Sacrificing Immediate Gratification for Larger Objectives
A teenager standing in a store holding a sixty-dollar jacket must run a specific mental calculation. They do not just ask if they want the jacket. They must ask if they want the jacket more than they want to reach their three-hundred-dollar summer road trip goal. The jacket actively delays the road trip. This internal debate is the core objective of financial education. When a young adult realizes that purchasing a daily iced coffee directly pushes the acquisition of a used car back by three weeks, they suddenly understand the concept of opportunity cost on a visceral level. The kids bank account provides the data. The goal provides the tension. The teenager must execute the choice.
Calculating the Value of Patience
Patience possesses a strict mathematical value. Parents can accelerate the understanding of opportunity cost by offering matching programs. If a teenager sets a goal to save five hundred dollars for a computer build, the parent can offer to match the final twenty percent. This creates a massive incentive to leave the money alone. The teenager realizes that pulling fifty dollars out of the computer fund to buy something trivial not only delays the goal, but it actively costs them the guaranteed parental match on that fifty dollars. Setting up a matching structure inside the banking application teaches the child how employer 401(k) matches work in the adult world. It proves that patience literally generates free capital.
| Action Taken | Immediate Result | Opportunity Cost | Long Term Impact |
|---|---|---|---|
| Buying $5 daily coffee | Caffeine fix | $150 a month not saved | Delays car purchase by months |
| Automating 20% savings | Less operating cash | Missed minor weekend purchases | Guarantees hitting financial targets |
| Withdrawing from CD early | Access to cash now | Forfeiting interest penalty | Loss of compound growth |
Personal Reflections on Youth Financial Targets
I clearly remember sitting at the dining room table looking at a bank statement with a teenager I know. We had set up a dedicated savings bucket for a rather expensive piece of audio equipment. For three months, every spare dollar from neighborhood jobs routed into that digital bucket. Then a massive summer video game release happened. The temptation was severe. The money was sitting right there, fully liquid and accessible with three taps on a smartphone screen. The conversation we had that evening centered entirely on the pain of starting over. If the funds were drained for the game, the progress bar for the audio equipment would drop back to zero. The math is unforgiving. The banking system does not care about your intentions; it only measures your executed transactions.

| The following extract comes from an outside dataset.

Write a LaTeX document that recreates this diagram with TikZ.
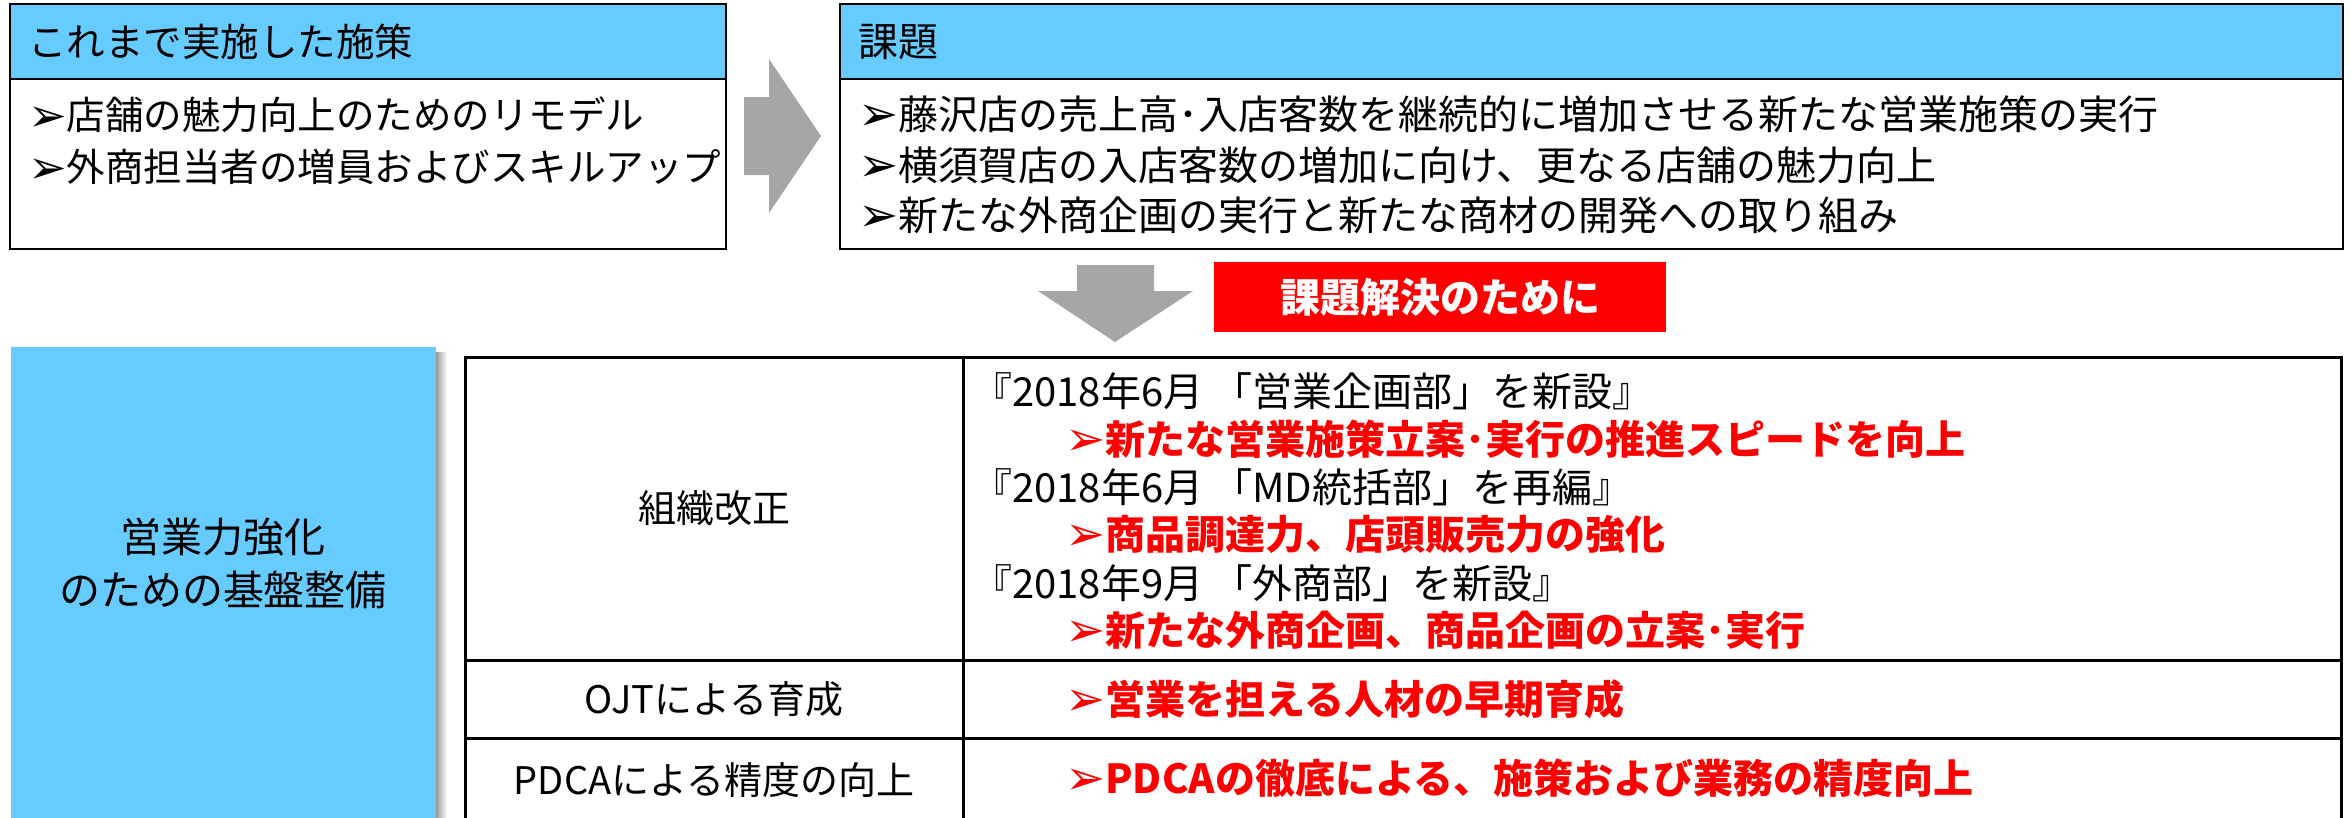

The friction introduced by the visual progress bar saved the account. Staring at an interface that shows an objective is eighty percent complete triggers a psychological sunk-cost defense mechanism. You simply do not want to ruin the progress you spent months building. That specific moment of hesitation, where the desire for immediate consumption loses to the desire for a delayed asset, is the exact pivot point where financial maturity begins. You cannot manufacture that tension artificially. It requires real money, a real bank account, and a goal that the teenager actually cares about deeply. A parent dictating the goal fails. The teenager must own the objective to endure the required sacrifice.
Looking at how these digital platforms operate currently, the power of automation stands out as the ultimate variable. Willpower depletes daily. A young adult managing their first part-time job paycheck will inevitably make bad decisions if forced to manually route their money every two weeks. Setting up an automatic twenty percent sweep into a locked goal bucket acts as a mechanical defense against human nature. The money vanishes into the savings ledger before it can be spent at a tire shop or a drive-through window. I learned that my role as an adult guiding this process is not to dictate every purchase, but to build the automated plumbing that makes saving the default action rather than a required daily choice. The banking architecture enforces the discipline until the habit becomes permanent.
Legal Disclaimer
The information provided in this article is for educational and informational purposes only and does not constitute financial, legal, or tax advice. Banking regulations, interest rates, fee structures, and institutional policies change frequently. The specific terms of youth checking accounts, high-yield savings products, 529 college savings plans, and UTMA custodial accounts vary depending on the financial institution and specific state laws. Tax-advantaged accounts carry severe federal penalties for non-qualified withdrawals. State tax deductions for 529 plans vary by residency. Readers should consult with a qualified financial professional, a certified public accountant, or contact their specific financial institution directly before making any decisions regarding joint accounts, investment vehicles, or debt resolution strategies.